In this screening / presentation, she will look at spectatorship through two her recents projects: Progress vs Regress, a film about the way elderly people experience and think about our ultra-mediated social relationships, and Matrix Botanica, a publication about how amateur animal photography online changed our idea of Nature.
Part One of the Night Soil Trilogy, a Film by Melanie Bonajo
Progress vs Regress
Progress vs Regress is a film about how technological inventions changed social relations seen through the eyes of people who are now almost one hundred years old years old. The film implicitly speaks about how different generations deal with technology and how we as a society treat our elderly.
Matrix Botanica
This publication is about the future of animals in relation to education and preservation through information we receive about them via popular images on the Internet. In how far are typical Nature photography categories designed by the hands of science replaced by the images of amateurs who all document the disappearing surrounding of wildlife by ever expanding urbanization. Do we need complete revised categories of science? When does a lion stop being a lion? Can dying as a species be polite? Will zoos need to be turned in to shelters? And will we, in the nearby future, end up with a midget elephant as a pet in our garden, because all wildlife is transformed in to cattle. What do these images tell us about the state of the planet and the future of humans ?
Our enormous access to animal pictures on the internet trample down our awareness that only humans poses self awareness, language, culture, land and customs. But what do we really see on these images? We see animals who are taken out of their local habitat or whose natural landscape has been too much invaded by humans. The rupture of the lands of animals, their lives and history is mirror in the legacy of rupture in their brains, bodies and behavior and you can see that through their representation. These species have been confronted with so many changes they have now a bi-cultural identity, that of human and of their own. Taking in to perspective that variation on how we are raised are responsible for the many variations on the theme of being an animal.
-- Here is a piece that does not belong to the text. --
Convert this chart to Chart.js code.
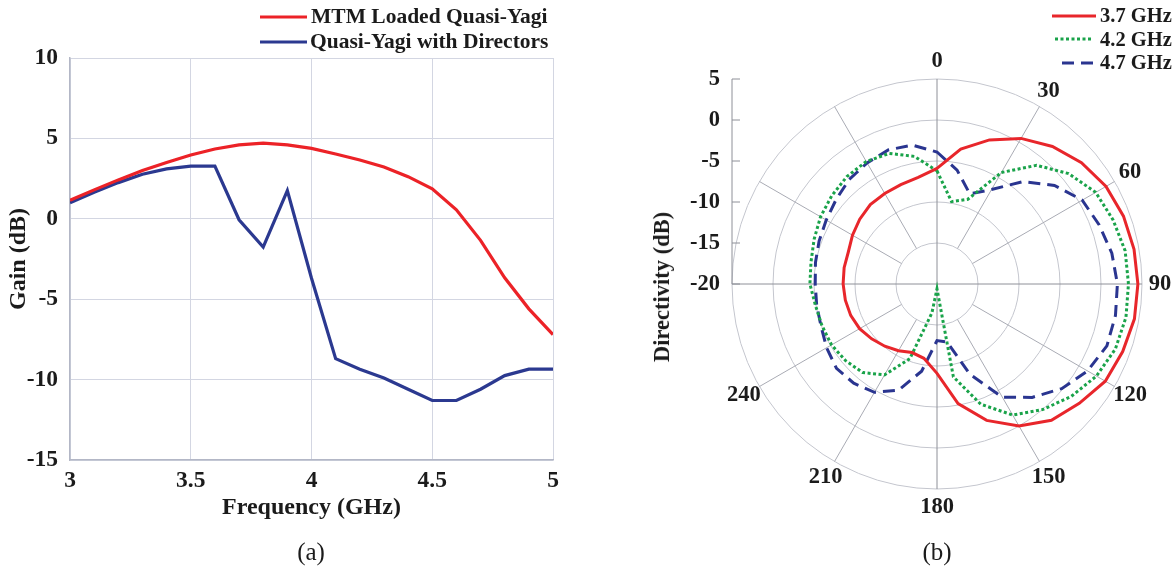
<!DOCTYPE html>
<html>
<head>
<meta charset="utf-8">
<script src="https://cdn.jsdelivr.net/npm/chart.js@4.4.1/dist/chart.umd.min.js"></script>
<style>
  body { margin: 0; background: #fff; width: 1173px; height: 569px; overflow: hidden; position: relative;
         font-family: 'Liberation Serif', 'Times New Roman', serif; color: #1b1b1b; }
  canvas { position: absolute; top: 0; }
  #gain { left: 0; }
  #polar { left: 640px; }
  .leg { position: absolute; font-weight: bold; white-space: nowrap; }
  .leg .row { display: flex; align-items: center; }
  .leg svg { display: block; }
  .cap { position: absolute; font-size: 25px; transform: translate(-50%, -50%); }
  .ytitle { position: absolute; font-weight: bold; font-size: 22.5px; white-space: nowrap;
            transform: translate(-50%, -50%) rotate(-90deg); }
</style>
</head>
<body>
<canvas id="gain" width="600" height="569"></canvas>
<canvas id="polar" width="533" height="569"></canvas>

<div class="leg" style="left:260px; top:4px; font-size:21.5px;">
  <div class="row" style="height:25px;"><svg width="47" height="6"><line x1="0" y1="3" x2="47" y2="3" stroke="#ec2227" stroke-width="3.2"/></svg><span style="margin-left:4px">MTM Loaded Quasi-Yagi</span></div>
  <div class="row" style="height:25px;"><svg width="47" height="6"><line x1="0" y1="3" x2="47" y2="3" stroke="#2b3990" stroke-width="3.2"/></svg><span style="margin-left:3px">Quasi-Yagi with Directors</span></div>
</div>

<div class="leg" style="left:1052px; top:4px; font-size:20.5px;">
  <div class="row" style="height:23.5px;"><svg width="44" height="6"><line x1="0" y1="3" x2="44" y2="3" stroke="#e8262b" stroke-width="3"/></svg><span style="margin-left:4px">3.7 GHz</span></div>
  <div class="row" style="height:23.5px;"><svg width="44" height="6"><line x1="3" y1="3" x2="41" y2="3" stroke="#1aa34a" stroke-width="3" stroke-dasharray="3 2.5"/></svg><span style="margin-left:4px">4.2 GHz</span></div>
  <div class="row" style="height:23.5px;"><svg width="44" height="6"><line x1="10" y1="3" x2="43" y2="3" stroke="#2a3590" stroke-width="3" stroke-dasharray="12 7"/></svg><span style="margin-left:4px">4.7 GHz</span></div>
</div>

<div class="ytitle" style="left:662px; top:287px;">Directivity (dB)</div>
<div class="cap" style="left:311px; top:552px;">(a)</div>
<div class="cap" style="left:937px; top:552px;">(b)</div>

<script>
// ---- panel (a): gain vs frequency ----
const freq = [3.0, 3.1, 3.2, 3.3, 3.4, 3.5, 3.6, 3.7, 3.8, 3.9, 4.0, 4.1, 4.2, 4.3, 4.4, 4.5, 4.6, 4.7, 4.8, 4.9, 5.0];
const mtmGain = [1.15, 1.8, 2.42, 3.0, 3.5, 3.97, 4.34, 4.6, 4.7, 4.6, 4.38, 4.03, 3.66, 3.22, 2.62, 1.86, 0.56, -1.34, -3.67, -5.6, -7.2];
const dirGain = [1.0, 1.65, 2.25, 2.77, 3.1, 3.28, 3.28, -0.06, -1.76, 1.75, -3.7, -8.7, -9.35, -9.9, -10.6, -11.3, -11.3, -10.6, -9.75, -9.35, -9.35];
const freqTicks = [3, 3.5, 4, 4.5, 5];
const gainTicks = [-15, -10, -5, 0, 5, 10];

// ---- panel (b): directivity pattern, every 10 degrees ----
const angles = [0, 10, 20, 30, 40, 50, 60, 70, 80, 90, 100, 110, 120, 130, 140, 150, 160, 170,
                180, 190, 200, 210, 220, 230, 240, 250, 260, 270, 280, 290, 300, 310, 320, 330, 340, 350];
const dir37 = [-5.9, -3.3, -1.3, 0.5, 1.9, 3.0, 3.8, 4.2, 4.4, 4.5, 4.45, 4.1, 3.7, 2.65, 1.7, 0.0, -2.3, -5.2,
               -9.1, -10.8, -11.1, -10.6, -10.1, -9.6, -9.1, -8.8, -8.65, -8.55, -8.5, -8.5, -8.1, -7.7, -7.35, -7.25, -7.1, -6.8];
const dir42 = [-6.2, -9.8, -9.0, -4.3, -1.1, 0.95, 2.35, 2.85, 3.3, 3.35, 3.4, 3.15, 2.45, 1.35, 0.0, -1.55, -4.4, -8.5,
               -19.4, -16.4, -10.3, -7.2, -5.9, -5.45, -5.15, -5.08, -4.95, -4.5, -4.4, -4.05, -3.6, -3.25, -2.9, -2.75, -3.05, -4.2];
const dir47 = [-3.9, -5.9, -8.3, -6.7, -3.7, -1.3, 0.45, 1.05, 1.65, 2.0, 2.1, 2.05, 1.2, -0.15, -1.95, -4.05, -8.3, -12.8,
               -13.1, -9.2, -6.2, -4.75, -4.2, -4.0, -4.45, -4.95, -5.1, -5.15, -4.95, -4.7, -4.4, -3.95, -3.35, -2.95, -2.6, -2.8];
const dirTicks = [-20, -15, -10, -5, 0, 5];
const shownAngles = [0, 30, 60, 90, 120, 150, 180, 210, 240];

const serif = "'Liberation Serif', 'Times New Roman', serif";
Chart.defaults.font.family = serif;
Chart.defaults.color = '#1b1b1b';

new Chart(document.getElementById('gain'), {
  type: 'line',
  data: {
    datasets: [
      { label: 'MTM Loaded Quasi-Yagi', data: freq.map((f, i) => ({ x: f, y: mtmGain[i] })),
        borderColor: '#ec2227', borderWidth: 3.2, pointRadius: 0, fill: false },
      { label: 'Quasi-Yagi with Directors', data: freq.map((f, i) => ({ x: f, y: dirGain[i] })),
        borderColor: '#2b3990', borderWidth: 3.2, pointRadius: 0, fill: false }
    ]
  },
  options: {
    responsive: false,
    animation: false,
    layout: { padding: { top: 58, right: 47, left: 0, bottom: 0 } },
    plugins: { legend: { display: false }, tooltip: { enabled: false } },
    scales: {
      x: {
        type: 'linear', min: 3, max: 5,
        afterBuildTicks: s => { s.ticks = freqTicks.map(v => ({ value: v })); },
        afterFit: s => { s.height = 109; },
        grid: { color: '#d3d6e2', drawTicks: false },
        border: { color: '#b3b7c6', width: 1.5 },
        ticks: { font: { size: 23.5, weight: 'bold' }, padding: 7, maxRotation: 0, callback: v => String(v) },
        title: { display: true, text: 'Frequency (GHz)', font: { size: 24, weight: 'bold' }, padding: { top: 0, bottom: 46.6 } }
      },
      y: {
        min: -15, max: 10,
        afterBuildTicks: s => { s.ticks = gainTicks.map(v => ({ value: v })); },
        afterFit: s => { s.width = 70; },
        grid: { color: '#d3d6e2', drawTicks: false },
        border: { color: '#b3b7c6', width: 1.5 },
        ticks: { font: { size: 23.5, weight: 'bold' }, padding: 12, callback: v => String(v) },
        title: { display: true, text: 'Gain (dB)', font: { size: 24, weight: 'bold' }, padding: { top: 4, bottom: 0 } }
      }
    }
  }
});

// spokes, value axis on the left and angle labels for the polar panel
const polarFrame = {
  id: 'polarFrame',
  beforeDatasetsDraw(chart) {
    const r = chart.scales.r, ctx = chart.ctx;
    ctx.save();
    ctx.lineWidth = 1;
    angles.forEach((a, i) => {
      if (a % 30 !== 0) return;
      const axis = a % 90 === 0;
      const p0 = r.getPointPositionForValue(i, axis ? r.min : -15);
      const p1 = r.getPointPositionForValue(i, r.max);
      ctx.strokeStyle = axis ? '#8e9098' : '#a9abb4';
      ctx.beginPath(); ctx.moveTo(p0.x, p0.y); ctx.lineTo(p1.x, p1.y); ctx.stroke();
    });

    const x0 = r.xCenter - r.drawingArea;
    ctx.strokeStyle = '#8e9098';
    ctx.beginPath(); ctx.moveTo(x0, r.yCenter - r.drawingArea); ctx.lineTo(x0, r.yCenter); ctx.stroke();
    ctx.font = 'bold 22.5px ' + serif;
    ctx.fillStyle = '#1b1b1b';
    ctx.textAlign = 'right';
    ctx.textBaseline = 'middle';
    r.ticks.forEach(t => {
      const y = r.yCenter - r.getDistanceFromCenterForValue(t.value);
      ctx.beginPath(); ctx.moveTo(x0, y); ctx.lineTo(x0 + 8, y); ctx.stroke();
      ctx.fillText(String(t.value), x0 - 12, y);
    });

    ctx.textAlign = 'center';
    angles.forEach((a, i) => {
      if (!shownAngles.includes(a)) return;
      const p = r.getPointPosition(i, r.drawingArea + 18);
      ctx.fillText(String(a), p.x, p.y);
    });
    ctx.restore();
  }
};

new Chart(document.getElementById('polar'), {
  type: 'radar',
  data: {
    labels: angles.map(String),
    datasets: [
      { label: '3.7 GHz', data: dir37, borderColor: '#e8262b', borderWidth: 3, fill: false, pointRadius: 0 },
      { label: '4.2 GHz', data: dir42, borderColor: '#1aa34a', borderWidth: 3, borderDash: [3, 2.5], fill: false, pointRadius: 0 },
      { label: '4.7 GHz', data: dir47, borderColor: '#2a3590', borderWidth: 3, borderDash: [12, 7], fill: false, pointRadius: 0 }
    ]
  },
  options: {
    responsive: false,
    animation: false,
    layout: { padding: { left: 92, right: 31, top: 79, bottom: 80 } },
    plugins: { legend: { display: false }, tooltip: { enabled: false } },
    elements: { line: { tension: 0 } },
    scales: {
      r: {
        min: dirTicks[0], max: dirTicks[dirTicks.length - 1],
        afterBuildTicks: s => { s.ticks = dirTicks.map(v => ({ value: v })); },
        ticks: { display: false },
        grid: { circular: true, color: '#c4c6ce', lineWidth: 1 },
        angleLines: { display: false },
        pointLabels: { display: false }
      }
    }
  },
  plugins: [polarFrame]
});
</script>
</body>
</html>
Since the popularization of the internet, about 10 years ago, I have been collecting extensively animal images online. These mostly amateur photographs show an eclectic image of the rapidly changing human-animal relationship which was just fifty years ago impossible to even imagine. The object of my interest is not just the animal or environment, but the dialogical space in between, which turns out to be a site of drama, seen through funny images, which give people a sigh of relief making the destruction of their earth less painful.
About
Melanie Bonajo is a Dutch artist working with performance, installations, music, event organizing, and photography. Her works address themes of eroding intimacy and isolation in an increasingly sterile, technological world. Her experimental documentaries often explore communities living or working on the margins of society, either through illegal means or cultural exclusion.
Her work has been exhibited and screened internationally, from De Appel Arts Centre and Stedelijk Museum in Amsterdam to the Center for Contemporary Art, Warsaw, the Moscow Biennial, International Documentary Film Festical (IDFA), the Berlinale, the International Film Festival Rotterdam, and Treefort Film Fest.
Mathilde Walker-Billaud trained and worked as an art editor in Paris. She was a Program Officer for the Book Office at the French Embassy and for Villa Gillet in the USA. She is now an independent curator and cultural producer based in New York City.